In arguing against the FCC’s focus on “potential” capacities, the Intervenors note that the statutory definition “states in clear and certain terms that an ATDS includes only equipment that ‘has the capacity – (A) to store or produce telephone numbers to be called, using a ran or sequential number generator; and (B) to dial such numbers.’” Id. at 3, 4 (“By choosing the formulation ‘has the capacity,’ Congress made clear that it intended to limit the statute’s reach to a device’s present capacity.”). They state that “[t]he effect of the FCC’s broad reading is to potentially cover a range of devices that Congress never considered, including the modern smartphone, that pose none of the harms that the TCPA was designed to address, thereby curtailing legitimate business activity.” Id. at 10. “Accordingly, it is impossible for callers to know what constitutes an ATDS and what does not.” Id. at 11.
The Intervenors next argue that the FCC’s interpretation of “called party” exposes callers to an unworkable and unavoidable risk of liability due to the prevalence of reassigned numbers. Id. at 12-13, 15 (“In the end, there is nothing a caller can do to ensure that the consent it obtained is still valid at the time the call is made.”). They also note that a one-call safe harbor provision does not solve that problem because “one call – especially a call that is not answered or where the recipient refuses to inform the call of the mistake – cannot result in the caller obtaining ‘constructive knowledge’ of the number’s reassignment when that call is not answered or where the recipient refuses to inform the caller of the mistake.” Id. at 16.
Finally, the Intervenors contend that the FCC’s brief does not genuinely address the burdens placed on businesses by consumers being allowed to revoke consent by “any reasonable means” instead of through a uniform revocation process. Id. at 17.
Rite Aid Hdqrtrs. Corp.’s Reply
Rite Aid begins by emphasizing that the FCC has “bent a generic call statute to impose a confusing patchwork of regulations on healthcare communications that are protected and promoted by federal law and policy to the detriment of providers, patients, and public health.” Rite Aid’s Br. at 1. Rite Aid challenges the FCC’s contention that “it is free under the TCPA to layer additional regulations on communications regulated under HIPAA . . . . [since] HIPAA strikes a careful balance between the privacy needs of patients and ensuring the flow of information necessary to promote high quality healthcare and protect the public’s health and well-being.” Id. at 1-2. Under HIPAA, “[c]overed entities (which include retail pharmacies) may undertake a host of health-related communications without authorization because they are not ‘marketing’ – and there not ‘telemarketing’ when made by phone[,] . . . [b]ut the Commission restricted these communications to wireless lines to those that are ‘exigent’ and serve a ‘healthcare-treatment purpose[]’” without defining either of these critical terms. Id. at 3.

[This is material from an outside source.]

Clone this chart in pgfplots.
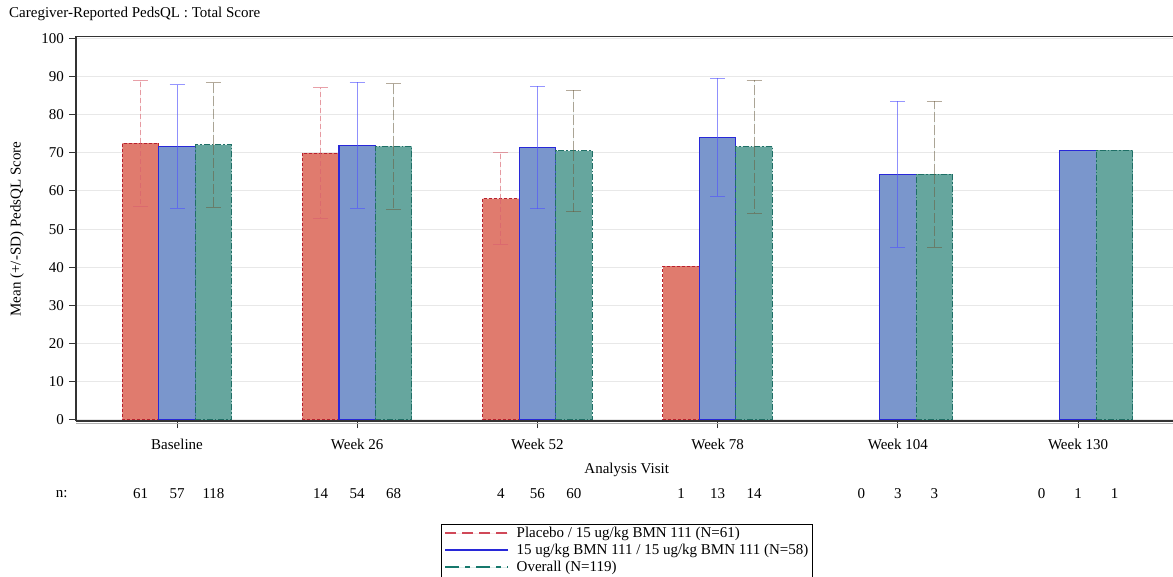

In doing so, the FCC “never explained why all HIPAA-protected communications are not ‘healthcare-treatment purpose’ calls and not ‘telemarketing’ or why such communications to wireline and wireless numbers should be regulated differently.” Id. at 6. Nor can it, as “[t]hese critical conclusions find no support in the Commission’s expert judgment, the record, the TCPA, its own policy pronouncements, or common sense.” Id.
Next Steps in the Appeal
The parties’ joint appendix is due on February 19th and final briefs are due on February 24th. The date for oral argument has yet to be scheduled. We will continue to monitor the docket and report on any significant developments.